Task statement: Nothing after the line with "False, False, False]" belongs in the copy; extract the lines below from the top through that line, pictures left out.

#####

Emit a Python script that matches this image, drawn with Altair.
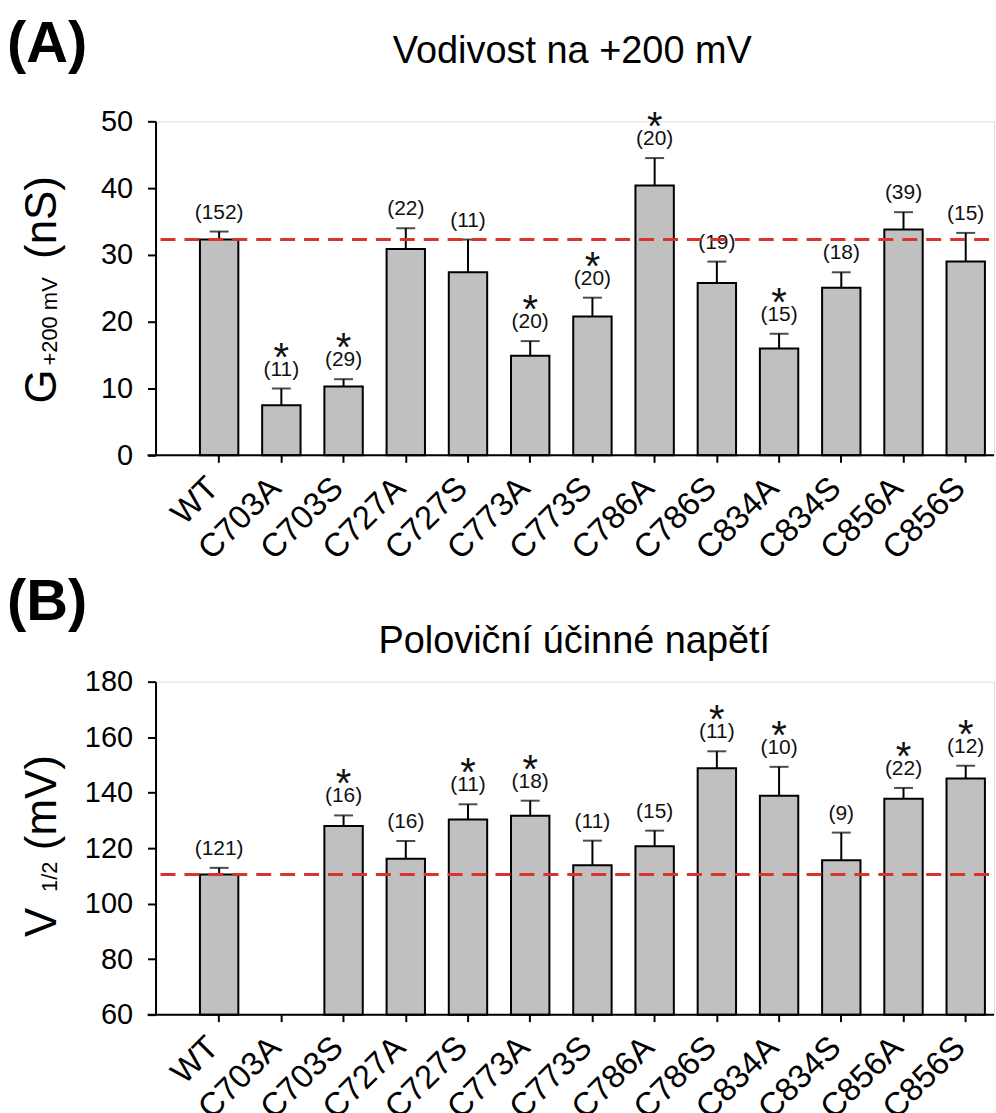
import altair as alt
import pandas as pd

categories = ["WT", "C703A", "C703S", "C727A", "C727S", "C773A", "C773S",
              "C786A", "C786S", "C834A", "C834S", "C856A", "C856S"]

# Panel A: conductance at +200 mV (nS)
g_mean = [32.3, 7.5, 10.3, 30.9, 27.4, 14.9, 20.8, 40.4, 25.8, 16.0, 25.1, 33.8, 29.0]
g_sem = [1.2, 2.5, 1.1, 3.1, 4.9, 2.2, 2.8, 4.1, 3.2, 2.2, 2.3, 2.6, 4.3]
g_n = [152, 11, 29, 22, 11, 20, 20, 20, 19, 15, 18, 39, 15]
g_sig = [False, True, True, False, False, True, True, True, False, True, False, False, False]

# Panel B: half-activation voltage (mV); C703A not measured
v_mean = [110.5, None, 128.0, 116.2, 130.3, 131.7, 113.8, 120.7, 148.8, 138.9, 115.6, 137.8, 145.1]
v_sem = [2.4, None, 3.8, 6.4, 5.5, 5.4, 8.9, 5.6, 6.1, 10.4, 10.0, 3.9, 4.6]
v_n = [121, None, 16, 16, 11, 18, 11, 15, 11, 10, 9, 22, 12]
v_sig = [False, False, True, False, True, True, False, False, True, True, False, True, True]

FONT = "Liberation Sans"
RED = "#d6352c"
GRAY = "#c0c0c0"
W = 841


def txt(s, x, y, size, weight="normal", angle=0, align="left"):
    return alt.Chart(pd.DataFrame({"k": [0]})).mark_text(
        text=s, fontSize=size, fontWeight=weight, angle=angle, align=align,
        baseline="alphabetic", font=FONT, color="black"
    ).encode(x=alt.value(x), y=alt.value(y))


def make_panel(mean, sem, n, sig, ymin, ymax, ystep, H, texts):
    df = pd.DataFrame({"cat": categories, "mean": mean, "sem": sem, "n": n, "sig": sig})
    df = df.dropna(subset=["mean"]).copy()
    df["upper"] = df["mean"] + df["sem"]
    df["nlab"] = ["(%d)" % int(v) for v in df["n"]]
    df["star"] = ["*" if s else "" for s in df["sig"]]
    df["sig"] = df["sig"].astype(bool)
    ref = mean[0]

    xs = alt.X("cat:N", sort=categories,
               scale=alt.Scale(domain=categories, paddingInner=0.383,
                               paddingOuter=0.43, align=0.83),
               axis=alt.Axis(title=None, labelAngle=-45, labelAlign="right",
                             labelBaseline="top", labelFontSize=33, labelFont=FONT,
                             labelColor="black", tickSize=7, tickWidth=2,
                             tickColor="black", domain=False, labelPadding=9,
                             labelOffset=-17, labelOverlap=False, labelBound=False))
    ysc = alt.Scale(domain=[ymin, ymax], nice=False, zero=False)
    yax = alt.Axis(values=list(range(ymin, ymax + 1, ystep)), title=None,
                   tickSize=8, tickWidth=2, tickColor="black", domainWidth=2,
                   domainColor="black", labelFontSize=29, labelFont=FONT,
                   labelColor="black", labelPadding=15, grid=False)

    base = alt.Chart(df)
    bars = base.mark_bar(fill=GRAY, stroke="black", strokeWidth=2).encode(
        x=xs, y=alt.Y("mean:Q", scale=ysc, axis=yax), y2=alt.datum(ymin))
    err = base.mark_rule(color="black", strokeWidth=2).encode(
        x=xs, y="mean:Q", y2="upper:Q")
    cap = base.mark_tick(color="black", size=19, thickness=2).encode(
        x=xs, y="upper:Q")
    nlab = base.mark_text(fontSize=21, dy=-19, baseline="middle", font=FONT,
                          color="#111111").encode(x=xs, y="upper:Q", text="nlab:N")
    star = base.transform_filter("datum.sig").mark_text(
        fontSize=40, dy=-30, baseline="middle", font=FONT, color="#111111"
    ).encode(x=xs, y="upper:Q", text="star:N")
    refl = alt.Chart(pd.DataFrame({"ref": [ref]})).mark_rule(
        color=RED, strokeWidth=3, strokeDash=[15, 9]).encode(
        y="ref:Q", x=alt.value(5), x2=alt.value(W))
    xline = alt.Chart(pd.DataFrame({"k": [0]})).mark_rule(
        color="black", strokeWidth=2).encode(
        x=alt.value(-8), x2=alt.value(W), y=alt.value(H))

    layers = [bars, err, cap, nlab, star, refl, xline] + texts
    return alt.layer(*layers).properties(width=W, height=H)


panelA = make_panel(
    g_mean, g_sem, g_n, g_sig, 0, 50, 10, 335,
    [
        txt("(A)", -149, -60, 58, weight="bold"),
        txt("Vodivost na +200 mV", 418, -59, 38, align="center"),
        txt("G", -100, 283, 44, angle=270),
        txt("+200 mV", -99, 245, 22, angle=270),
        txt("(nS)", -100, 138, 44, angle=270),
    ],
)

panelB = make_panel(
    v_mean, v_sem, v_n, v_sig, 60, 180, 20, 334,
    [
        txt("(B)", -149, -62, 58, weight="bold"),
        txt("Poloviční účinné napětí", 420, -29, 38, align="center"),
        txt("V", -100, 256, 44, angle=270),
        txt("1/2", -99, 211, 22, angle=270),
        txt("(mV)", -100, 169, 44, angle=270),
    ],
)

chart = alt.vconcat(panelA, panelB, spacing=6).properties(
    padding={"left": 6, "top": 13, "right": 0, "bottom": 0}
).configure_view(stroke=None).configure(font=FONT)

chart.save("out.html", embed_options={"renderer": "svg", "actions": False})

#####

Solution below:
Emit a Python script that matches this image, drawn with Altair.
import altair as alt
import pandas as pd

categories = ["WT", "C703A", "C703S", "C727A", "C727S", "C773A", "C773S",
              "C786A", "C786S", "C834A", "C834S", "C856A", "C856S"]

# Panel A: conductance at +200 mV (nS)
g_mean = [32.3, 7.5, 10.3, 30.9, 27.4, 14.9, 20.8, 40.4, 25.8, 16.0, 25.1, 33.8, 29.0]
g_sem = [1.2, 2.5, 1.1, 3.1, 4.9, 2.2, 2.8, 4.1, 3.2, 2.2, 2.3, 2.6, 4.3]
g_n = [152, 11, 29, 22, 11, 20, 20, 20, 19, 15, 18, 39, 15]
g_sig = [False, True, True, False, False, True, True, True, False, True, False, False, False]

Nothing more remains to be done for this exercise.